Houthi insurgency
The Houthi insurgency,[43][44] also known as the Houthi rebellion, the Sa'dah War, or the Sa'dah conflict, was a military rebellion pitting Zaidi Shia Houthis (though the movement also includes Sunnis[45]) against the Yemeni military that began in Northern Yemen and has since escalated into a full-scale civil war. The conflict was sparked in 2004 by the government's attempt to arrest Hussein Badreddin al-Houthi, a Zaidi religious leader of the Houthis and a former parliamentarian on whose head the government had placed a $55,000 bounty.[46]
Initially, most of the fighting took place in Sa'dah Governorate in northwestern Yemen, but some of the fighting spread to neighbouring governorates Hajjah, 'Amran, al-Jawf and the Saudi province of Jizan. After the Houthi takeover of the capital city Sanaa in late 2014, the insurgency became a full-blown civil war with a major Saudi-led intervention in Yemen beginning in March 2015.[47]
Background[edit]
In 1962, a revolution in North Yemen ended over 1,000 years of rule by Zaidi Imams, who claimed descent from the Hashemites.[48] Sa'dah, in the north, was their main stronghold and since their fall from power the region was largely ignored economically and remains underdeveloped. The Yemeni government has little authority in Sa'dah.[46]
During Yemen's 1994 civil war, the Wahhabis, an Islamic group adhering to a strict version of Sunni Islam found in neighboring Saudi Arabia, helped the government in its fight against the secessionist south.[49] Zaidis complain the government has subsequently allowed the Wahhabis too strong a voice in Yemen. Saudi Arabia, for its part, worries that strife instigated by the Zaidi sect so close to Yemen's border with Saudi Arabia could stir up groups in Saudi Arabia itself.[46][50]
The conflict was sparked in 2004 by the government's attempt to arrest Hussein Badreddin al-Houthi, a Zaidi religious leader of the Houthis and a former parliamentarian on whose head the government had placed a $55,000 bounty.[46]
Hussein Badreddin al-Houthi movement accused Ali Abdullah Saleh of massive financial corruption and criticized him for being backed by Saudi Arabia and United States[51] at the expense of the Yemeni people[52] and Yemen's sovereignty.[53]
Motives and objectives[edit]
When armed conflict erupted between the Yemeni government and Houthis for the first time in 2004, the then Yemeni president accused Houthis and other Islamic opposition parties of trying to overthrow the government and the republican system. As such, the Yemeni government alleged that the Houthis were seeking to overthrow it and to implement Zaidi religious law.

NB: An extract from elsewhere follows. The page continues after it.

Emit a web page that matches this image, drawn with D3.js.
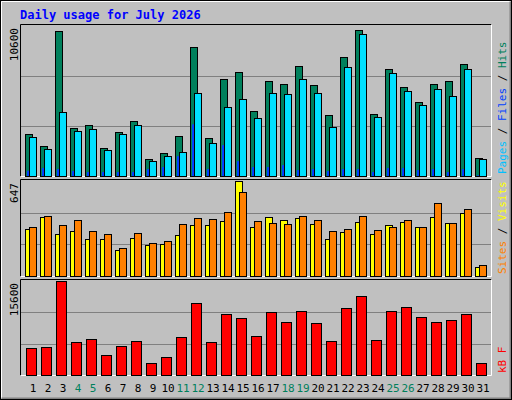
<!DOCTYPE html>
<html><head><meta charset="utf-8">
<script src="https://cdn.jsdelivr.net/npm/d3@7"></script>
<style>body{margin:0;background:#fff}text{font-family:"DejaVu Sans Mono",monospace}</style>
</head><body><svg id="c" width="512" height="400"></svg>
<script>
var days = d3.range(1, 32);
var weekend = [4, 5, 11, 12, 18, 19, 25, 26];
var hits = [2950,2100,10250,3370,3580,1970,3090,3860,1190,1610,2810,9130,2670,6880,7370,4560,6740,6530,7790,6460,4280,8420,10320,4350,7580,6320,5200,6530,6740,7930,1260];
var files = [2740,1900,4490,3160,3300,1830,2950,3580,1050,1400,1690,5900,2320,4910,5410,4070,5900,5760,6880,5830,3440,7720,10040,4140,7300,6040,4990,6180,5620,7580,1190];
var pages = [370,560,490,350,280,280,280,280,490,630,1400,3650,490,2180,1050,630,630,770,420,490,350,490,490,280,560,560,420,490,280,490,50];
var visits = [323,401,288,309,253,253,176,260,211,218,281,345,345,373,647,331,401,380,394,352,253,302,366,288,345,366,331,401,359,429,63];
var sites = [331,408,345,380,309,288,190,295,225,239,352,394,387,436,570,373,359,352,408,380,309,323,408,316,331,380,331,499,359,457,77];
var kbytes = [4500,4670,15600,5520,6040,3300,4840,5690,1940,2960,6380,12010,5520,10130,9450,6550,10480,8770,10650,8600,5690,11160,13040,5860,10650,11330,9620,8770,9110,10130,1940];
var maxHits = 10600, maxVisits = 647, maxKB = 15600;

var svg = d3.select('#c');
// outer frame with bevel
svg.append('rect').attr('x', 0).attr('y', 0).attr('width', 512).attr('height', 400).attr('fill', '#c0c0c0');
svg.append('path').attr('d', 'M1.5,398.5V1.5H510.5').attr('stroke', '#fff').attr('fill', 'none');
svg.append('path').attr('d', 'M1.5,398.5H510.5V1.5').attr('stroke', '#808080').attr('fill', 'none').attr('stroke-width', 2);
svg.append('rect').attr('x', 0.5).attr('y', 0.5).attr('width', 511).attr('height', 399).attr('fill', 'none').attr('stroke', '#000');

svg.append('text').attr('x', 20).attr('y', 19).attr('fill', '#0000ff').attr('font-size', 12).attr('font-weight', 'bold').text('Daily usage for July 2026');

var x = d3.scaleLinear().domain([1, 31]).range([25, 475]);

function panel(y0, y1, max, label, right) {
	svg.append('rect').attr('x', 20.5).attr('y', y0 + 0.5).attr('width', 470).attr('height', y1 - y0).attr('fill', '#c0c0c0');
	svg.append('path').attr('d', 'M20.5,' + (y1 + 0.5) + 'V' + (y0 + 0.5) + 'H491.5').attr('stroke', '#000').attr('fill', 'none');
	svg.append('path').attr('d', 'M20.5,' + (y1 + 0.5) + 'H491.5V' + (y0 + 0.5)).attr('stroke', '#fff').attr('fill', 'none');
	var y = d3.scaleLinear().domain([0, max]).range([y1, y0 + 2]);
	[1 / 3, 2 / 3].forEach(function (f) {
		svg.append('line').attr('x1', 21).attr('x2', 491).attr('y1', Math.round(y(max * f)) + 0.5).attr('y2', Math.round(y(max * f)) + 0.5).attr('stroke', '#808080');
	});
	svg.append('text').attr('transform', 'translate(18,' + (y0 + 4) + ') rotate(-90)').attr('text-anchor', 'end')
		.attr('font-size', 11).attr('fill', '#000').text(label);
	var t = svg.append('text').attr('transform', 'translate(506,' + (y1 - 2) + ') rotate(-90)').attr('font-size', 11);
	right.forEach(function (r, i) {
		if (i) t.append('tspan').attr('fill', '#000').text(' / ');
		t.append('tspan').attr('fill', r[1]).text(r[0]);
	});
	return y;
}

function bars(y, data, dx, w, color) {
	svg.append('g').selectAll('rect').data(data).join('rect')
		.attr('x', function (d, i) { return x(days[i]) + dx + 0.5; })
		.attr('y', function (d) { return Math.round(y(d)) + 0.5; })
		.attr('width', w)
		.attr('height', function (d) { return Math.max(0, Math.round(y(0) - y(d))); })
		.attr('fill', color).attr('stroke', '#000');
}

var yH = panel(24, 176, maxHits, '10600', [['Pages', '#00c0ff'], ['Files', '#0040ff'], ['Hits', '#00805c']]);
bars(yH, hits, 0, 7, '#00805c');
bars(yH, files, 4, 7, '#00e0ff');
svg.append('g').selectAll('rect').data(pages).join('rect')
	.attr('x', function (d, i) { return x(days[i]) + 2; })
	.attr('y', function (d) { return yH(d); })
	.attr('width', 2).attr('height', function (d) { return yH(0) - yH(d); })
	.attr('fill', '#0040ff');

var yV = panel(179, 276, maxVisits, '647', [['Sites', '#ff8000'], ['Visits', '#ffff00']]);
bars(yV, visits, 0, 7, '#ffff00');
bars(yV, sites, 4, 7, '#ff8000');

var yK = panel(279, 375, maxKB, '15600', [['kB F', '#ff0000']]);
bars(yK, kbytes, 1, 10, '#ff0000');

svg.append('g').selectAll('text').data(days).join('text')
	.attr('x', function (d) { return x(d) + 8; }).attr('y', 392)
	.attr('text-anchor', 'middle').attr('font-size', 11)
	.attr('fill', function (d) { return weekend.indexOf(d) >= 0 ? '#00805c' : '#000'; })
	.text(function (d) { return d; });
</script></body></html>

Houthi leaders for their part rejected the accusation, stating that they had never rejected the president or the republican system but were only defending themselves against government attacks on their community.[54] The Houthis said that they were "defending their community against discrimination" and government aggression.[55] The Yemeni government has accused Iran of directing and financing the insurgency.[56]
According to a February 2015 Newsweek report, Houthis are fighting "for things that all Yemenis crave: government accountability, the end to corruption, regular utilities, fair fuel prices, job opportunities for ordinary Yemenis and the end of Western influence."[57]
In an interview with the Yemen Times, Hussein Al-Bukhari, a Houthi insider, said that the Houthis' preferred political system is a republic with a system of elections where women can also hold political positions and furthering that they do not seek to form a cleric-led government after the model of the Islamic Republic of Iran for "we cannot apply this system in Yemen because the followers of the Shafi doctrine are bigger in number than the Zaydis."[58]